If elected, Joliet wants to update Surrey’s sexual orientation and gender identity policy to allow for better protection. According to one of her campaign posters, Surrey still lags far behind Vancouver for inclusion, and on almost every point of comparison, Vancouver’s policy outstrips Surrey’s by light years.

Earlier this year, Vancouver School Board redesigned its LGBTQ policy to allow students to be addressed by the name that corresponds with their own gender identity. Transgender students can also use the washroom of their choice.

"This should be the bare minimum of what should be done because there are more steps to be taken," she said, adding wording in Surrey’s Safe and Caring Schools policy, like "perceived sexual orientation," is too vague and weak.

"Surrey says you need to have evidence, whereas if you’re a Vancouver student, if you feel the slightest bit uncomfortable, action will be taken."

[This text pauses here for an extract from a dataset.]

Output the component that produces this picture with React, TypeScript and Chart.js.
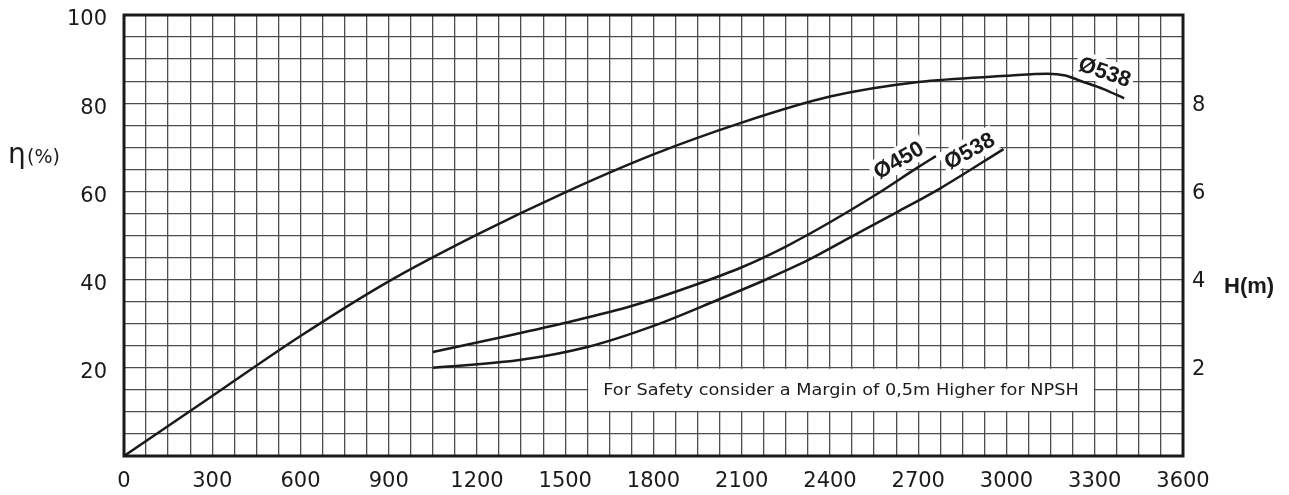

Surrey school board trustee Laurie Larsen spearheaded the motion that created the district’s policy last year. She admitted while she was very pleased with the document, it’s not as strong as she had hoped.

"It’s a start. We’d rather have it voted and approved and build on it than come out with a stronger policy that wouldn’t be accepted," she said. "It’s all about baby steps."

Larsen added the policy, which was written by parents, students and staff, should be seen as an educational piece.

"Some don’t even know what the initials LGBTQ mean, and they don’t know if they walk down the hall and somebody calls somebody else ‘gay,’ if it’s in good fun or if it’s mean-spirited. We have to teach people to recognize the difference."